— begin Supplied data —
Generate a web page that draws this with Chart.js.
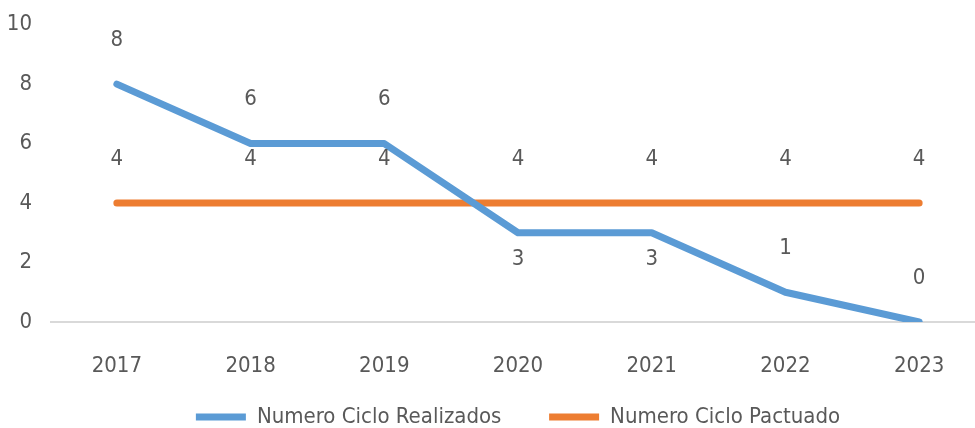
<!DOCTYPE html>
<html>
<head>
<meta charset="utf-8">
<script src="https://cdn.jsdelivr.net/npm/chart.js@4.4.1/dist/chart.umd.min.js"></script>
<style>
  html, body { margin: 0; padding: 0; background: #fff; overflow: hidden; }
  #wrap { width: 986px; height: 438px; }
</style>
</head>
<body>
<div id="wrap"><canvas id="myChart"></canvas></div>
<script>
var years = ['2017', '2018', '2019', '2020', '2021', '2022', '2023'];
var realizados = [8, 6, 6, 3, 3, 1, 0];
var pactuado = [4, 4, 4, 4, 4, 4, 4];
var yTicks = [0, 2, 4, 6, 8, 10];

var fontFam = "'Liberation Sans Narrow', 'DejaVu Sans', sans-serif";
var fontStretch = 'condensed';
var fontSize = 22;
var textColor = '#595959';

// Excel-like data labels: above or below each point
var labelSide = {
    0: ['up', 'up', 'up', 'down', 'down', 'up', 'up'],
    1: ['up', 'up', 'up', 'up', 'up', 'up', 'up']
};

var dataLabels = {
    id: 'dataLabels',
    afterDatasetsDraw: function (chart) {
        var ctx = chart.ctx;
        ctx.save();
        ctx.font = fontStretch + ' ' + fontSize + 'px ' + fontFam;
        ctx.fillStyle = textColor;
        ctx.textAlign = 'center';
        ctx.textBaseline = 'middle';
        chart.data.datasets.forEach(function (ds, di) {
            var meta = chart.getDatasetMeta(di);
            meta.data.forEach(function (pt, i) {
                var dy = labelSide[di][i] == 'up' ? -44 : 27;
                ctx.fillText(ds.data[i], pt.x, pt.y + dy);
            });
        });
        ctx.restore();
    }
};

var txtFont = { family: fontFam, size: fontSize, weight: fontStretch };

var config = {
    type: 'line',
    data: {
        labels: years,
        datasets: [{
            label: 'Numero Ciclo Realizados',
            data: realizados,
            borderColor: '#5B9BD5',
            backgroundColor: '#5B9BD5',
            borderWidth: 7,
            borderCapStyle: 'round',
            borderJoinStyle: 'round',
            pointRadius: 0,
            tension: 0
        }, {
            label: 'Numero Ciclo Pactuado',
            data: pactuado,
            borderColor: '#ED7D31',
            backgroundColor: '#ED7D31',
            borderWidth: 7,
            borderCapStyle: 'round',
            borderJoinStyle: 'round',
            pointRadius: 0,
            tension: 0
        }]
    },
    options: {
        responsive: true,
        maintainAspectRatio: false,
        animation: false,
        layout: { padding: { top: 16, right: 0, bottom: 0, left: 0 } },
        plugins: {
            tooltip: { enabled: false },
            legend: {
                position: 'bottom',
                fullSize: false,
                labels: {
                    usePointStyle: true,
                    pointStyle: 'line',
                    pointStyleWidth: 50,
                    color: textColor,
                    font: txtFont,
                    padding: 10,
                    generateLabels: function (chart) {
                        var items = Chart.defaults.plugins.legend.labels.generateLabels(chart);
                        // extra gap after the first entry
                        items[0].text = items[0].text + '      ';
                        return items;
                    }
                }
            }
        },
        scales: {
            x: {
                offset: true,
                afterFit: function (scale) { scale.height = 74; },
                border: { display: false },
                grid: { display: false, drawTicks: false },
                ticks: {
                    color: textColor,
                    font: txtFont,
                    padding: 31,
                    maxRotation: 0
                }
            },
            y: {
                min: 0,
                max: 10,
                afterFit: function (scale) { scale.width = 50; },
                afterBuildTicks: function (scale) {
                    scale.ticks = yTicks.map(function (v) { return { value: v }; });
                },
                border: { display: false },
                grid: {
                    drawTicks: false,
                    lineWidth: 2,
                    color: function (c) { return c.tick && c.tick.value === 0 ? '#D9D9D9' : 'rgba(0,0,0,0)'; }
                },
                ticks: {
                    color: textColor,
                    font: { family: fontFam, size: fontSize, weight: fontStretch, lineHeight: 0.6 },
                    padding: 18
                }
            }
        }
    },
    plugins: [dataLabels]
};

var myChart = new Chart(document.getElementById('myChart'), config);
</script>
</body>
</html>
— end Supplied data —
(Task goal):
All of the data needs repeating exactly, but the pictures do not.

(Task response):
Generate a web page that draws this with Chart.js.
<!DOCTYPE html>
<html>
<head>
<meta charset="utf-8">
<script src="https://cdn.jsdelivr.net/npm/chart.js@4.4.1/dist/chart.umd.min.js"></script>
<style>
  html, body { margin: 0; padding: 0; background: #fff; overflow: hidden; }
  #wrap { width: 986px; height: 438px; }
</style>
</head>
<body>
<div id="wrap"><canvas id="myChart"></canvas></div>
<script>
var years = ['2017', '2018', '2019', '2020', '2021', '2022', '2023'];
var realizados = [8, 6, 6, 3, 3, 1, 0];
var pactuado = [4, 4, 4, 4, 4, 4, 4];
var yTicks = [0, 2, 4, 6, 8, 10];

var fontFam = "'Liberation Sans Narrow', 'DejaVu Sans', sans-serif";
var fontStretch = 'condensed';
var fontSize = 22;
var textColor = '#595959';

// Excel-like data labels: above or below each point
var labelSide = {
    0: ['up', 'up', 'up', 'down', 'down', 'up', 'up'],
    1: ['up', 'up', 'up', 'up', 'up', 'up', 'up']
};

var dataLabels = {
    id: 'dataLabels',
    afterDatasetsDraw: function (chart) {
        var ctx = chart.ctx;
        ctx.save();
        ctx.font = fontStretch + ' ' + fontSize + 'px ' + fontFam;
        ctx.fillStyle = textColor;
        ctx.textAlign = 'center';
        ctx.textBaseline = 'middle';
        chart.data.datasets.forEach(function (ds, di) {
            var meta = chart.getDatasetMeta(di);
            meta.data.forEach(function (pt, i) {
                var dy = labelSide[di][i] == 'up' ? -44 : 27;
                ctx.fillText(ds.data[i], pt.x, pt.y + dy);
            });
        });
        ctx.restore();
    }
};

var txtFont = { family: fontFam, size: fontSize, weight: fontStretch };

var config = {
    type: 'line',
    data: {
        labels: years,
        datasets: [{
            label: 'Numero Ciclo Realizados',
            data: realizados,
            borderColor: '#5B9BD5',
            backgroundColor: '#5B9BD5',
            borderWidth: 7,
            borderCapStyle: 'round',
            borderJoinStyle: 'round',
            pointRadius: 0,
            tension: 0
        }, {
            label: 'Numero Ciclo Pactuado',
            data: pactuado,
            borderColor: '#ED7D31',
            backgroundColor: '#ED7D31',
            borderWidth: 7,
            borderCapStyle: 'round',
            borderJoinStyle: 'round',
            pointRadius: 0,
            tension: 0
        }]
    },
    options: {
        responsive: true,
        maintainAspectRatio: false,
        animation: false,
        layout: { padding: { top: 16, right: 0, bottom: 0, left: 0 } },
        plugins: {
            tooltip: { enabled: false },
            legend: {
                position: 'bottom',
                fullSize: false,
                labels: {
                    usePointStyle: true,
                    pointStyle: 'line',
                    pointStyleWidth: 50,
                    color: textColor,
                    font: txtFont,
                    padding: 10,
                    generateLabels: function (chart) {
                        var items = Chart.defaults.plugins.legend.labels.generateLabels(chart);
                        // extra gap after the first entry
                        items[0].text = items[0].text + '      ';
                        return items;
                    }
                }
            }
        },
        scales: {
            x: {
                offset: true,
                afterFit: function (scale) { scale.height = 74; },
                border: { display: false },
                grid: { display: false, drawTicks: false },
                ticks: {
                    color: textColor,
                    font: txtFont,
                    padding: 31,
                    maxRotation: 0
                }
            },
            y: {
                min: 0,
                max: 10,
                afterFit: function (scale) { scale.width = 50; },
                afterBuildTicks: function (scale) {
                    scale.ticks = yTicks.map(function (v) { return { value: v }; });
                },
                border: { display: false },
                grid: {
                    drawTicks: false,
                    lineWidth: 2,
                    color: function (c) { return c.tick && c.tick.value === 0 ? '#D9D9D9' : 'rgba(0,0,0,0)'; }
                },
                ticks: {
                    color: textColor,
                    font: { family: fontFam, size: fontSize, weight: fontStretch, lineHeight: 0.6 },
                    padding: 18
                }
            }
        }
    },
    plugins: [dataLabels]
};

var myChart = new Chart(document.getElementById('myChart'), config);
</script>
</body>
</html>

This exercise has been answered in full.